The Voyage 2 took off from Cape Canaveral, Florida on 20th August 1977 and is currently positioned at some 10.6 billion miles distant. The mission objective was to fully explore giant planets of our solar system like Jupiter and Saturn and surprisingly. After forty years of blasting off from the Cape Canaveral LC-41 launch pad, the most distant ambassadors of the Earth – the twin Voyager spacecraft are still in a row. The twin Voyager spacecraft – Voyager 1 and Voyager 2, featuring messages and pictures from Earth, are now stationed over 11 billion miles away from the planet and still operational.

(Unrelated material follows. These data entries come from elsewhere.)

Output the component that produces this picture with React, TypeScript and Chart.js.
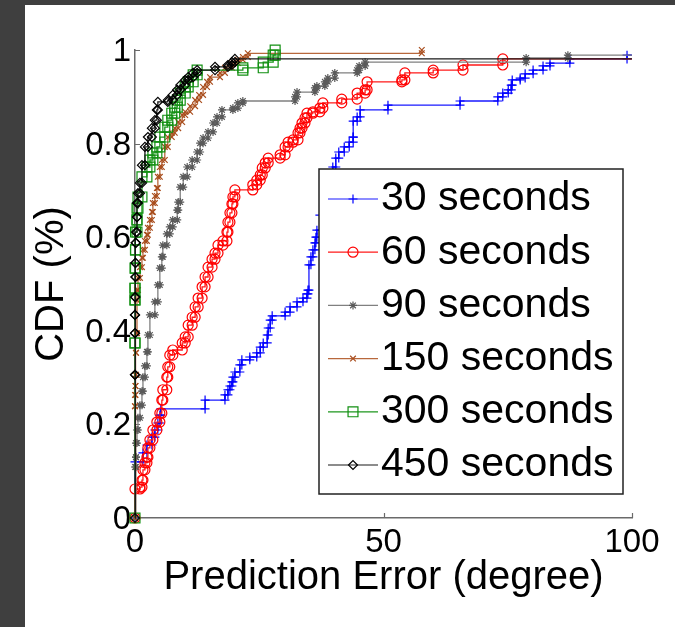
import React, { useEffect, useRef } from 'react';
import { Chart, registerables } from 'chart.js';
import { drawPoint } from 'chart.js/helpers';

Chart.register(...registerables);

// ---------- data ----------
const seriesLabels = ['30 seconds', '60 seconds', '90 seconds', '150 seconds', '300 seconds', '450 seconds'];
const xTicks = [0, 50, 100];
const yTicks = [0, 0.2, 0.4, 0.6, 0.8, 1];
const xTitle = 'Prediction Error (degree)';
const yTitle = 'CDF (%)';

// 30 seconds
const err30 = [0, 1.6, 2.4, 3.4, 4.0, 4.6, 5.0, 5.2, 14.1, 18.1, 18.7, 19.1, 19.5, 19.7, 20.1, 21.1, 21.5, 23.1, 24.5, 25.2, 25.8, 26.6, 26.8, 27.2, 27.6, 30.2, 31.2, 32.6, 33.8, 34.6, 34.8, 35.0, 35.4, 35.8, 36.2, 36.4, 36.6, 37.2, 38.2, 39.2, 39.8, 40.4, 41.0, 42.1, 43.1, 43.9, 43.9, 44.7, 45.3, 50.9, 65.4, 73.0, 74.0, 75.1, 75.7, 75.9, 77.5, 78.5, 80.1, 82.1, 83.5, 87.5, 99.0, 110];
const cdf30 = [0.120, 0.139, 0.156, 0.173, 0.188, 0.203, 0.220, 0.233, 0.252, 0.263, 0.274, 0.282, 0.291, 0.301, 0.312, 0.327, 0.338, 0.344, 0.353, 0.365, 0.374, 0.391, 0.406, 0.423, 0.432, 0.440, 0.451, 0.462, 0.470, 0.479, 0.487, 0.541, 0.558, 0.573, 0.588, 0.600, 0.615, 0.647, 0.690, 0.726, 0.750, 0.769, 0.782, 0.793, 0.803, 0.814, 0.848, 0.857, 0.872, 0.882, 0.891, 0.900, 0.908, 0.915, 0.925, 0.936, 0.940, 0.949, 0.957, 0.966, 0.972, 0.981, 0.989, 1.0];

// 60 seconds
const err60 = [0, 1.0, 1.4, 1.6, 2.0, 2.4, 2.6, 3.0, 3.6, 4.4, 5.0, 5.4, 5.6, 6.4, 6.6, 7.0, 7.6, 9.5, 10.1, 10.7, 11.5, 12.1, 12.7, 13.5, 14.1, 14.7, 15.5, 16.1, 16.7, 17.7, 18.5, 18.7, 19.1, 19.5, 19.7, 20.1, 23.7, 24.5, 25.2, 25.6, 26.2, 26.8, 29.2, 30.2, 30.8, 31.8, 32.8, 33.2, 33.6, 34.2, 34.6, 35.8, 37.2, 37.8, 41.6, 44.7, 46.3, 46.7, 53.7, 54.3, 60.0, 66.0, 74.0, 110];
const cdf60 = [0.062, 0.066, 0.081, 0.103, 0.118, 0.130, 0.150, 0.167, 0.188, 0.205, 0.224, 0.252, 0.274, 0.301, 0.323, 0.348, 0.359, 0.374, 0.387, 0.412, 0.429, 0.451, 0.470, 0.494, 0.515, 0.536, 0.553, 0.566, 0.583, 0.592, 0.611, 0.632, 0.652, 0.671, 0.686, 0.701, 0.712, 0.722, 0.733, 0.748, 0.759, 0.769, 0.776, 0.793, 0.803, 0.808, 0.823, 0.833, 0.844, 0.855, 0.865, 0.868, 0.876, 0.887, 0.895, 0.908, 0.915, 0.932, 0.936, 0.951, 0.957, 0.968, 0.981, 1.0];

// 90 seconds
const err90 = [0, 0.2, 0.2, 0.4, 0.6, 1.0, 1.4, 1.6, 2.0, 2.4, 2.6, 3.0, 4.0, 4.6, 5.0, 5.4, 5.6, 6.4, 7.0, 7.6, 8.5, 8.7, 9.1, 9.7, 10.5, 11.5, 12.5, 13.1, 13.7, 14.7, 15.7, 16.5, 17.5, 19.7, 20.7, 21.7, 32.2, 32.6, 36.2, 36.6, 38.2, 38.8, 40.2, 44.7, 45.1, 46.3, 78.7, 87.1, 110];
const cdf90 = [0.109, 0.130, 0.160, 0.188, 0.214, 0.241, 0.271, 0.301, 0.325, 0.355, 0.391, 0.434, 0.462, 0.498, 0.534, 0.558, 0.583, 0.607, 0.622, 0.637, 0.658, 0.675, 0.707, 0.729, 0.750, 0.765, 0.782, 0.801, 0.812, 0.825, 0.844, 0.857, 0.872, 0.876, 0.887, 0.891, 0.900, 0.910, 0.919, 0.923, 0.932, 0.940, 0.951, 0.957, 0.966, 0.974, 0.983, 0.989, 1.0];

// 150 seconds
const err150 = [0, 0, 0.1, 0.1, 0.2, 0.2, 0.4, 0.4, 0.6, 1.0, 1.4, 1.6, 2.0, 2.4, 2.6, 3.0, 3.4, 3.6, 4.0, 4.4, 4.6, 5.0, 5.4, 6.0, 6.6, 7.4, 8.0, 8.7, 9.5, 10.1, 11.1, 12.1, 12.9, 13.7, 14.5, 15.1, 17.1, 18.1, 19.5, 20.7, 21.7, 22.7, 57.7];
const cdf150 = [0.239, 0.263, 0.282, 0.306, 0.353, 0.395, 0.466, 0.487, 0.513, 0.536, 0.556, 0.573, 0.592, 0.605, 0.620, 0.637, 0.654, 0.673, 0.688, 0.705, 0.729, 0.750, 0.765, 0.793, 0.814, 0.823, 0.833, 0.846, 0.861, 0.868, 0.880, 0.893, 0.904, 0.921, 0.932, 0.942, 0.951, 0.962, 0.972, 0.979, 0.985, 0.993, 1.0];

// 300 seconds
const err300 = [0, 0, 0, 0, 0.1, 0.1, 0.4, 0.4, 0.6, 1.4, 2.4, 3.0, 3.6, 4.4, 5.0, 6.0, 6.6, 7.4, 8.0, 8.5, 9.1, 10.1, 10.7, 11.7, 12.5, 21.7, 25.8, 27.8, 28.2];
const cdf300 = [0.374, 0.466, 0.491, 0.534, 0.573, 0.611, 0.637, 0.662, 0.686, 0.729, 0.750, 0.765, 0.780, 0.793, 0.814, 0.835, 0.850, 0.865, 0.878, 0.893, 0.908, 0.921, 0.932, 0.947, 0.957, 0.962, 0.974, 0.989, 1.0];

// 450 seconds
const err450 = [0, 0, 0, 0, 0.1, 0.1, 0.1, 0.2, 0.4, 0.4, 0.6, 1.0, 1.4, 2.0, 2.6, 3.4, 4.0, 4.4, 4.6, 6.6, 7.6, 8.5, 9.1, 10.1, 10.7, 11.7, 12.5, 16.1, 18.7, 19.5, 20.1, 110];
const cdf450 = [0.306, 0.395, 0.434, 0.472, 0.515, 0.545, 0.588, 0.611, 0.643, 0.673, 0.694, 0.716, 0.754, 0.793, 0.814, 0.833, 0.850, 0.872, 0.889, 0.893, 0.904, 0.915, 0.925, 0.936, 0.942, 0.951, 0.957, 0.964, 0.968, 0.974, 0.981, 1.0];

const seriesErr = [err30, err60, err90, err150, err300, err450];
const seriesCdf = [cdf30, cdf60, cdf90, cdf150, cdf300, cdf450];

// ---------- styles ----------
const FONT = '"Liberation Sans", Arial, Helvetica, sans-serif';
const seriesStyle = [
  { line: '#1a1aff', marker: '#0000ff', pointStyle: 'cross', radius: 4.5 },
  { line: '#ff1a1a', marker: '#ff0000', pointStyle: 'circle', radius: 5 },
  { line: '#808080', marker: '#5a5a5a', pointStyle: 'star', radius: 4 },
  { line: '#b8683c', marker: '#a94e1e', pointStyle: 'crossRot', radius: 4 },
  { line: '#1c961c', marker: '#129012', pointStyle: 'rect', radius: 7 },
  { line: '#1a1a1a', marker: '#000000', pointStyle: 'rectRot', radius: 4.5 },
];

// stairs (MATLAB cdfplot look): a vertex at the foot and the top of every step
function stairs(errs: number[], cdf: number[]) {
  const pts: { x: number; y: number }[] = [];
  let prev = 0;
  errs.forEach((x, i) => {
    pts.push({ x, y: prev });
    pts.push({ x, y: cdf[i] });
    prev = cdf[i];
  });
  return pts;
}

const inwardTicks = {
  id: 'inwardTicks',
  beforeDatasetsDraw(chart: any) {
    const { ctx, chartArea, scales } = chart;
    ctx.save();
    ctx.strokeStyle = '#6a6a6a';
    ctx.lineWidth = 1.2;
    ctx.beginPath();
    yTicks.forEach((v) => {
      if (v === 0) return;
      const y = Math.round(scales.y.getPixelForValue(v)) + 0.5;
      ctx.moveTo(chartArea.left, y);
      ctx.lineTo(chartArea.left + 5, y);
    });
    xTicks.forEach((v) => {
      if (v === 0) return;
      const x = Math.round(scales.x.getPixelForValue(v)) + 0.5;
      ctx.moveTo(x, chartArea.bottom);
      ctx.lineTo(x, chartArea.bottom - 5);
    });
    ctx.stroke();
    ctx.restore();
  },
};

const boxLegend = {
  id: 'boxLegend',
  afterDatasetsDraw(chart: any) {
    const ctx = chart.ctx;
    const L = 294, T = 164, W = 304, H = 325;
    ctx.save();
    ctx.fillStyle = '#ffffff';
    ctx.fillRect(L, T, W, H);
    ctx.strokeStyle = '#222222';
    ctx.lineWidth = 1.5;
    ctx.strokeRect(L, T, W, H);
    chart.data.datasets.forEach((ds: any, i: number) => {
      const y = T + 30 + i * 53.2;
      ctx.strokeStyle = ds.borderColor;
      ctx.lineWidth = 1.2;
      ctx.beginPath();
      ctx.moveTo(L + 9, y);
      ctx.lineTo(L + 59, y);
      ctx.stroke();
      ctx.strokeStyle = ds.pointBorderColor;
      ctx.fillStyle = 'rgba(0,0,0,0)';
      ctx.lineWidth = 1.2;
      drawPoint(ctx, { pointStyle: ds.pointStyle, radius: ds.pointRadius, borderWidth: 1.2, rotation: 0 } as any, L + 34, y);
      ctx.fillStyle = '#000000';
      ctx.font = `41px ${FONT}`;
      ctx.textBaseline = 'middle';
      ctx.textAlign = 'left';
      ctx.fillText(ds.label, L + 62, y);
    });
    ctx.restore();
  },
};

export default function App() {
  const ref = useRef<HTMLCanvasElement | null>(null);

  useEffect(() => {
    if (!ref.current) return;
    const datasets = seriesLabels.map((label, i) => ({
      label,
      data: stairs(seriesErr[i], seriesCdf[i]),
      borderColor: seriesStyle[i].line,
      borderWidth: 1.3,
      pointStyle: seriesStyle[i].pointStyle,
      pointRadius: seriesStyle[i].radius,
      pointHoverRadius: seriesStyle[i].radius,
      pointBorderColor: seriesStyle[i].marker,
      pointBackgroundColor: 'rgba(0,0,0,0)',
      pointBorderWidth: 1.2,
      fill: false,
      tension: 0,
      order: seriesLabels.length - 1 - i,
      clip: { left: 12, top: 12, right: 0, bottom: 12 },
    }));

    const chart = new Chart(ref.current, {
      type: 'line',
      data: { datasets } as any,
      plugins: [inwardTicks, boxLegend],
      options: {
        responsive: false,
        animation: false,
        devicePixelRatio: 1,
        events: [],
        layout: { padding: { left: 0, right: 43, top: 45, bottom: 0 } },
        plugins: { legend: { display: false }, tooltip: { enabled: false } },
        scales: {
          x: {
            type: 'linear',
            min: 0,
            max: 100,
            afterBuildTicks: (s: any) => {
              s.ticks = xTicks.map((v) => ({ value: v }));
            },
            afterFit: (s: any) => {
              s.height = 109;
            },
            grid: { display: false, drawTicks: false },
            border: { display: true, color: '#6a6a6a', width: 1.5 },
            ticks: {
              color: '#000000',
              font: { family: FONT, size: 33 },
              padding: 5,
              maxRotation: 0,
              autoSkip: false,
              callback: (v: any) => String(v),
            },
            title: {
              display: true,
              text: xTitle,
              color: '#000000',
              font: { family: FONT, size: 40 },
              padding: { top: 0, bottom: 25 },
            },
          },
          y: {
            type: 'linear',
            min: 0,
            max: 1,
            afterBuildTicks: (s: any) => {
              s.ticks = yTicks.map((v) => ({ value: v }));
            },
            afterFit: (s: any) => {
              s.width = 110;
            },
            grid: { display: false, drawTicks: false },
            border: { display: true, color: '#6a6a6a', width: 1.5 },
            ticks: {
              color: '#000000',
              font: { family: FONT, size: 33 },
              padding: 4,
              labelOffset: 2,
              autoSkip: false,
              callback: (v: any) => String(v),
            },
            title: {
              display: true,
              text: yTitle,
              color: '#000000',
              font: { family: FONT, size: 40 },
              padding: { top: 3, bottom: 0 },
            },
          },
        },
      } as any,
    });
    return () => chart.destroy();
  }, []);

  return (
    <div
      style={{
        position: 'fixed',
        left: 0,
        top: 0,
        width: 675,
        height: 627,
        background: '#3f3f3f',
        overflow: 'hidden',
      }}
    >
      <canvas
        ref={ref}
        width={650}
        height={622}
        style={{ position: 'absolute', left: 25, top: 5, width: 650, height: 622, background: '#ffffff' }}
      />
    </div>
  );
}
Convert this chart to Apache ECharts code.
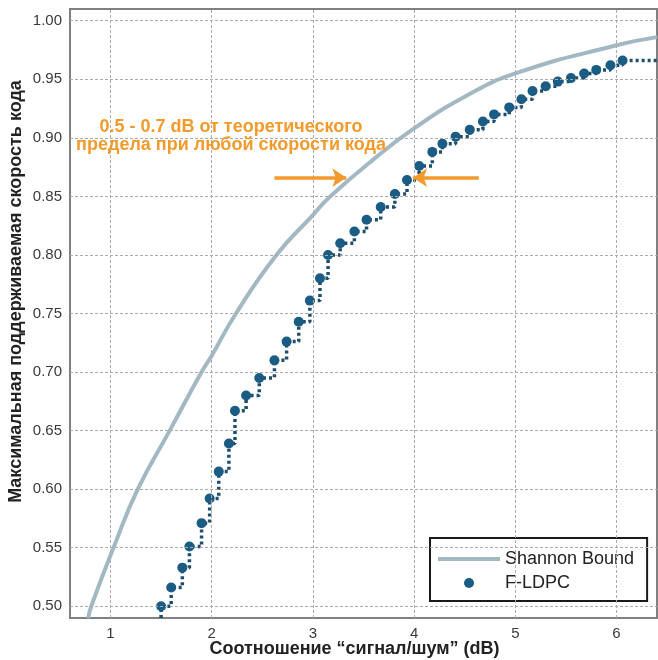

Voyager 1 followed the Voyager 2 a few weeks later the launch and is currently ahead of the later one. The mission was the farthest spacecraft of humanity at 21 billion miles distance and is also the only spaceship of the world to reach the interstellar space – the massive emptiness between star systems. As expected by NASA, the Voyager 2 is likely to cross the frontier of the void of star systems within the next few years.
Each of the Voyager spacecraft carries a 30-centimetre long, gold-coated copper phonograph record, the features messages from Earth including Fifth Symphony of Beethoven, cheeping crickets, the cry of a baby, a kiss between a mother and baby, sounds of wind and rain, a deafening moon rocket launch, songs of African pygmy, pan pipes of Solomon Island, a Peruvian wedding song and also good wishes in dozens of languages. Moreover, the twin spacecraft also contains over 100 electronic pictures, each record exhibiting the lifestyle of 20th-century including traffic jams and much more.
As NASA expects, the nuclear-fuelled Voyager spacecraft will remain operational for few more decades and will continue to send pictures and information back to earth. In the last forty years, each spacecraft has cross more than 10 billion miles from earth which is really a long road trip for any spaceship yet.